In investment terms, Finland forms part of the Nordic region. As such, therefore, it is one of the most sophisticated European countries in relation to the private equity market.
Finland invested 0.307% of its GDP in private equity in 2003, the last year for which figures are available from the European Venture Capital Association.
This placed the country third in Europe, behind the UK and Sweden, with an investment just ahead of the European average of 0.288%. (This average is skewed upwards because of the relatively huge amount of investment from the UK.)
Finnish pension funds are a part of this trend, investing up to 5% and above of their portfolios in private equity. But unlike pension funds in most other European countries, their investment strategy is focused on domestic companies. This is partly because they prefer to start out in the sector which they know best. It is also partly for political reasons, with some funds believing they should be putting money back into the economy to create more jobs.
Like pension funds elsewhere, the main reason for investing is to get potentially higher returns than in other asset classes, as well as to achieve diversification.
Ari Tolppanen, chief executive officer of private equity fund managers Cap Man Group, believes that one of the reasons Finnish pension funds are long-standing investors in private equity is that they have enjoyed very good returns from early Finnish and Nordic funds.
“Finnish pension funds, especially the bigger ones, have been in this asset class since the early and mid-1990s,” he says. “Over the years, they have increasingly allocated to private equity, and many have their own private equity departments. They are pretty comfortable investors now, with a good diversification. ”
According to Pekka Hietaniemi, executive director, Nordic Mezzanine, the adviser to Nordic Mezzanine funds, investing locally means that Finnish pension funds feel they can dispense with some external expertise. “They go into domestic funds by themselves,” he says. “The bigger pension funds also invest directly in companies.”
Once their domestic investment is ticking over, pension funds will then look elsewhere, says Hietaniemi.
“They look first at other Nordic countries, then further afield to Europe,” he says. “The smaller ones use funds of funds or gatekeepers to advise them when they invest internationally. The largest ones are now investing in the US. But they are not interested in other global regions, except to a small extent in Asia.”
A typical example is the €6bn Tapiola Mutual Pension Insurance Company, which has invested in private equity mainly over the past 10 years. Tapiola Pension’s current allocation to private equity is about 1.5% of total assets.
In fact, its first investments, made in the 1980s, were direct investments in Finnish unlisted companies. There are currently about 40 of these, spanning a range of industry sectors including technology, life sciences and old economy companies.
The first commitments to funds were made in the mid-1990s, but the focus was then still on direct investments, and the individual fund commitments were quite small in size. So the fund portfolio is quite young.
The fund portfolio consists of investments in Nordic private equity funds, with a couple of global funds of funds. These include funds from MB Funds, Cap Man, Industri Kapital and Nordic Capital for Nordic buyout exposure, and Eqvitec and Bio Fund for venture.

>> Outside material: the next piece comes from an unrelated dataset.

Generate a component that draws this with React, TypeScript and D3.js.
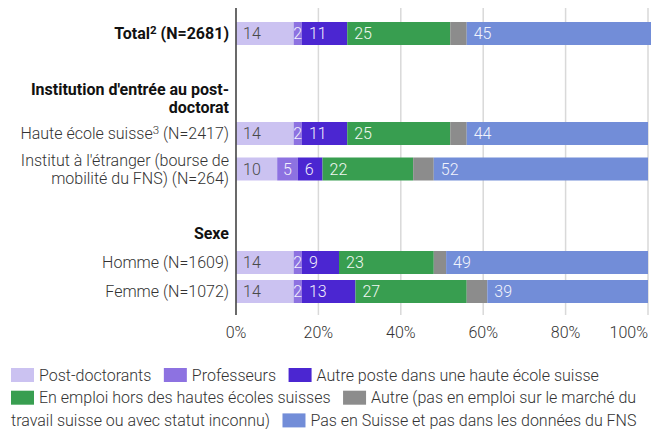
import React, { useEffect, useRef } from "react";
import * as d3 from "d3";

const seriesNames = [
  "Post-doctorants",
  "Professeurs",
  "Autre poste dans une haute école suisse",
  "En emploi hors des hautes écoles suisses",
  "Autre (pas en emploi sur le marché du travail suisse ou avec statut inconnu)",
  "Pas en Suisse et pas dans les données du FNS",
];
const seriesColors = ["#cbc2f1", "#8d72e1", "#4b26d1", "#389e50", "#8c8c8c", "#728dd8"];
const seriesLabelColors = ["#4a4a4a", "#f2f0fc", "#f2f0fc", "#f2f8f3", "#ffffff", "#f2f4fc"];
const seriesShowLabels = [true, true, true, true, false, true];

// rows: kind "bar" rows use the value arrays below (in order)
const rowLabels: string[][] = [
  ["Total^2^ (N=2681)"],
  [],
  ["Institution d'entrée au post-", "doctorat"],
  ["Haute école suisse^3^ (N=2417)"],
  ["Institut à l'étranger (bourse de", "mobilité du FNS) (N=264)"],
  [],
  ["Sexe"],
  ["Homme (N=1609)"],
  ["Femme (N=1072)"],
];
const rowKinds = ["bar", "spacer", "header", "bar", "bar", "spacer", "header", "bar", "bar"];
const rowBold = [true, false, true, false, false, false, true, false, false];

const postDoctorants = [14, 14, 10, 14, 14];
const professeurs = [2, 2, 5, 2, 2];
const autrePoste = [11, 11, 6, 9, 13];
const enEmploiHors = [25, 25, 22, 23, 27];
const autre = [4, 4, 5, 3, 5];
const pasEnSuisse = [45, 44, 52, 49, 39];
const seriesValues = [postDoctorants, professeurs, autrePoste, enEmploiHors, autre, pasEnSuisse];

const xTicks = [0, 20, 40, 60, 80, 100];

const W = 651;
const H = 429;
const FONT = "Roboto, 'Noto Sans', sans-serif";
const FS = 16;

function addRich(textSel: any, str: string, fs: number) {
  const parts = str.split("^");
  let shifted = false;
  parts.forEach((p, i) => {
    if (!p) return;
    const isSup = i % 2 === 1;
    const t = textSel.append("tspan").text(p);
    if (isSup) {
      t.attr("font-size", fs * 0.72).attr("dy", -fs * 0.33);
      shifted = true;
    } else if (shifted) {
      t.attr("dy", fs * 0.33);
      shifted = false;
    }
  });
}

export default function App() {
  const ref = useRef<SVGSVGElement>(null);

  useEffect(() => {
    const svg = d3.select(ref.current);
    svg.selectAll("*").remove();

    const x = d3.scaleLinear().domain([0, 100]).range([236, 648]);
    const barH = 23;
    const lineH = 18;
    const gap = 6;
    const plotTop = 8;

    // layout rows
    let y = 22;
    const layout: { top: number; h: number; center: number }[] = [];
    rowKinds.forEach((k, i) => {
      const lines = rowLabels[i].length;
      const h = Math.max(barH, lines * lineH);
      layout.push({ top: y, h, center: y + h / 2 });
      y += h + gap;
    });
    const plotBottom = y - gap + 12;

    // gridlines
    svg
      .append("g")
      .selectAll("line")
      .data(xTicks.filter((t) => t !== 0))
      .join("line")
      .attr("x1", (d) => x(d))
      .attr("x2", (d) => x(d))
      .attr("y1", plotTop)
      .attr("y2", plotBottom)
      .attr("stroke", "#d9d9d9")
      .attr("stroke-width", 1.5);

    // bars
    let barIdx = 0;
    const gBars = svg.append("g");
    rowKinds.forEach((k, i) => {
      if (k !== "bar") return;
      const bi = barIdx++;
      const L = layout[i];
      const by = L.center - barH / 2;
      let acc = 0;
      seriesValues.forEach((vals, s) => {
        const v = vals[bi];
        const x0 = x(acc);
        const x1 = x(acc + v);
        acc += v;
        gBars
          .append("rect")
          .attr("x", x0)
          .attr("y", by)
          .attr("width", x1 - x0)
          .attr("height", barH)
          .attr("fill", seriesColors[s]);
        if (seriesShowLabels[s]) {
          const t = gBars
            .append("text")
            .attr("y", L.center)
            .attr("dy", "0.36em")
            .attr("font-family", FONT)
            .attr("font-size", FS)
            .attr("font-weight", 300)
            .attr("fill", seriesLabelColors[s])
            .text(String(v));
          const tw = (t.node() as SVGTextElement).getComputedTextLength();
          const w = x1 - x0;
          if (w >= tw + 14) {
            t.attr("x", x0 + 7);
          } else {
            t.attr("x", x0 + w / 2).attr("text-anchor", "middle");
          }
        }
      });
    });

    // axis baseline at 0
    svg
      .append("line")
      .attr("x1", x(0))
      .attr("x2", x(0))
      .attr("y1", plotTop)
      .attr("y2", plotBottom)
      .attr("stroke", "#444")
      .attr("stroke-width", 1.6);

    // row labels
    const gLabels = svg.append("g");
    rowLabels.forEach((lines, i) => {
      const L = layout[i];
      const n = lines.length;
      lines.forEach((ln, j) => {
        const cy = L.center + (j - (n - 1) / 2) * lineH;
        const t = gLabels
          .append("text")
          .attr("x", 229)
          .attr("y", cy)
          .attr("dy", "0.36em")
          .attr("text-anchor", "end")
          .attr("font-family", FONT)
          .attr("font-size", FS)
          .attr("font-weight", rowBold[i] ? 700 : 300)
          .attr("fill", rowBold[i] ? "#111" : "#333");
        addRich(t, ln, FS);
      });
    });

    // x tick labels
    svg
      .append("g")
      .selectAll("text")
      .data(xTicks)
      .join("text")
      .attr("x", (d) => x(d))
      .attr("y", 332)
      .attr("dy", "0.36em")
      .attr("text-anchor", (d, i) => (i === xTicks.length - 1 ? "end" : "middle"))
      .attr("font-family", FONT)
      .attr("font-size", FS)
      .attr("font-weight", 300)
      .attr("fill", "#333")
      .text((d) => d + "%");

    // legend
    const gLeg = svg.append("g");
    const meas = gLeg
      .append("text")
      .attr("font-family", FONT)
      .attr("font-size", FS)
      .attr("font-weight", 300);
    const measure = (s: string) => {
      meas.text(s);
      return (meas.node() as SVGTextElement).getComputedTextLength();
    };
    const left = 11;
    const maxX = 646;
    const rowStep = 22.7;
    let cx = left;
    let cy = 375;
    const drawText = (s: string, tx: number, ty: number) => {
      gLeg
        .append("text")
        .attr("x", tx)
        .attr("y", ty)
        .attr("dy", "0.36em")
        .attr("font-family", FONT)
        .attr("font-size", FS)
        .attr("font-weight", 300)
        .attr("fill", "#333")
        .text(s);
    };
    seriesNames.forEach((name, s) => {
      const words = name.split(" ");
      if (cx > left && cx + 28 + measure(words[0] + " " + (words[1] || "")) > maxX) {
        cx = left;
        cy += rowStep;
      }
      gLeg
        .append("rect")
        .attr("x", cx)
        .attr("y", cy - 7)
        .attr("width", 23)
        .attr("height", 14)
        .attr("fill", seriesColors[s]);
      cx += 28;
      let line = "";
      words.forEach((w) => {
        const cand = line ? line + " " + w : w;
        if (cx + measure(cand) <= maxX) {
          line = cand;
        } else {
          drawText(line, cx, cy);
          cx = left;
          cy += rowStep;
          line = w;
        }
      });
      drawText(line, cx, cy);
      cx += measure(line) + 12.5;
    });
    meas.remove();
  }, []);

  return (
    <svg
      ref={ref}
      width={W}
      height={H}
      style={{ position: "absolute", left: 0, top: 0, background: "#fff" }}
    />
  );
}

“We first invested directly, in order to increase our knowledge of Finnish unlisted companies,” says Esko Raunio, head of private equity; no external fund managers are used for direct investments. “With private equity investments, we have achieved much higher internal rates of return than for public equities. However, the investments made through funds are younger than those made direct, so are more in the J-curve.”
Raunio says Tapiola Pension has not been immune from poorly-performing investments. “It happens every now and then,” he says. “For instance, everybody was investing in venture in technology-type companies at the end of the 1990s, and valuations were too high. But investors had no idea what these businesses were actually doing.”
“The stock market crash made people more hesitant for a while, but now they have substantially reduced their investment in venture capital, and invested more in more mature businesses,” says Hietaniemi. “However, allocations to early-stage investing are largely limited to government bodies.”
“The stock market crash had an effect in Finland, with many exits postponed for several years,” says Tolppanen. “The postponements were not just IPOs, but also industry sales, since multiples are lower for industrial buyers too. However, our funds are 10-to 12-year funds, so there is nobody to enforce an exit in poor conditions.”
Cap Man Group, whose funds have attracted most of the major Finnish and Swedish pension funds, provides a range of investments from life sciences through buyouts to IT and communications.
Tolppanen says that the flavour of the month for Finnish pension funds is mid-market buyouts. “However, there are also signs that investment in venture is coming back,” he says. “As fund managers, however, we have a very positive outlook – Finnish investors continue to have an appetite for private equity.”
Tapiola Pension is one fund likely to prove him right. Raunio says that the intention is to raise its private equity allocation to 2 or 3%, using funds.
“We are planning to invest more in funds outside the Nordic region, such as the UK, Western European and pan-European funds, as well as US venture,” he says.